The Past Comes Alive
What sort of band starts by playing melodic black metal, segues into symphonic-avant-garde-electro-hip-hop-anything, and finally ends up with an album of 1960’s psychedelic rock covers? “No such band exists” would be the logical answer, but it would also be wrong. One group, Norway’s own Ulver, has achieved such a feat with the release of their newest LP, Childhood’s End, a collection of obscure covers from obscure bands that somehow melds with Ulver’s own unique sound perfectly.

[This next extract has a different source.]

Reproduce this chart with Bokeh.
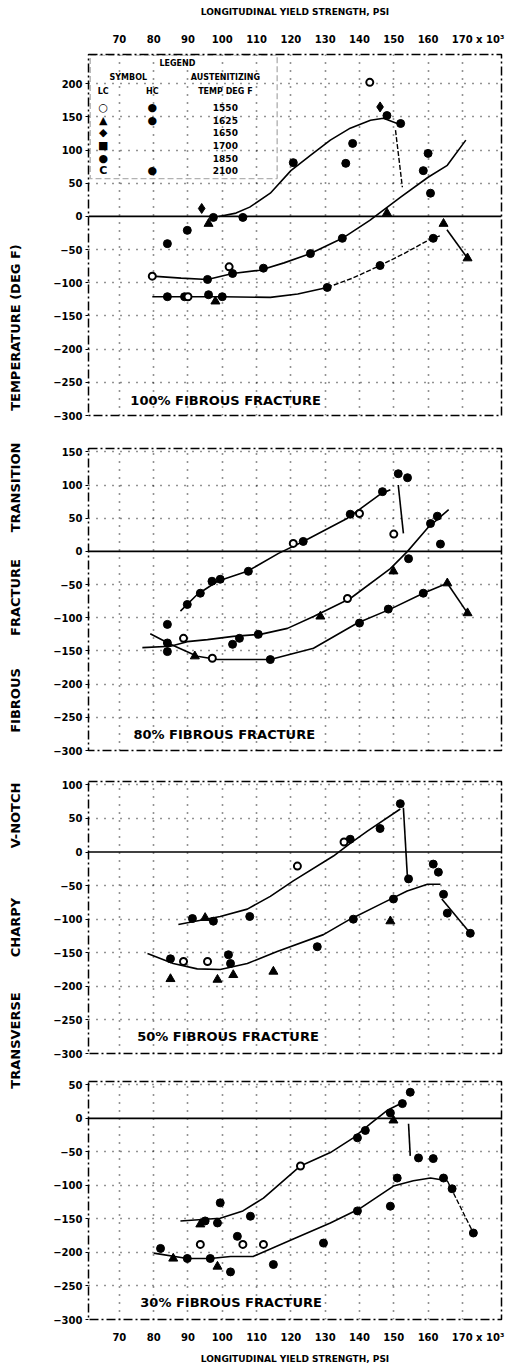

Opener “Bracelets Of Fingers” by the Pretty Things is a lush, whimsical romp through storybook imagery, while “The Trap” by the Bonniwell Music Machine evokes the puffy man-blouses and carefree spirit of the decade with its Renaissance riffs. Generally, the covers are all faithful to their source, with a few exceptions. “66-5-4-3-2-1” by the Troggs is given a 1980’s electro-rock feel with its dark vocal harmonies, and “I Had Too Much To Dream Last Night” by the Electric Prunes gets a touch of surf rock and New Wave mixed in. Finally, closer “Where Is Yesterday” by United States Of America is an even gloomier take on the original, enhanced by extra-thick vocal arrangements and cavernous reverb.
Ulver’s own music defies categorization and alarms the establishment, much as the bands they pay tribute to did 50 years ago, so Childhood’s End is certainly an apt collection. Fans of Ulver’s complete career will want to check this out, as will fans of psychedelic rock. Fans of Ulver’s black metal days or those looking for a metal record will not find what they seek here, but if you appreciate a band that takes chances and won’t stay in one spot, Ulver is for you.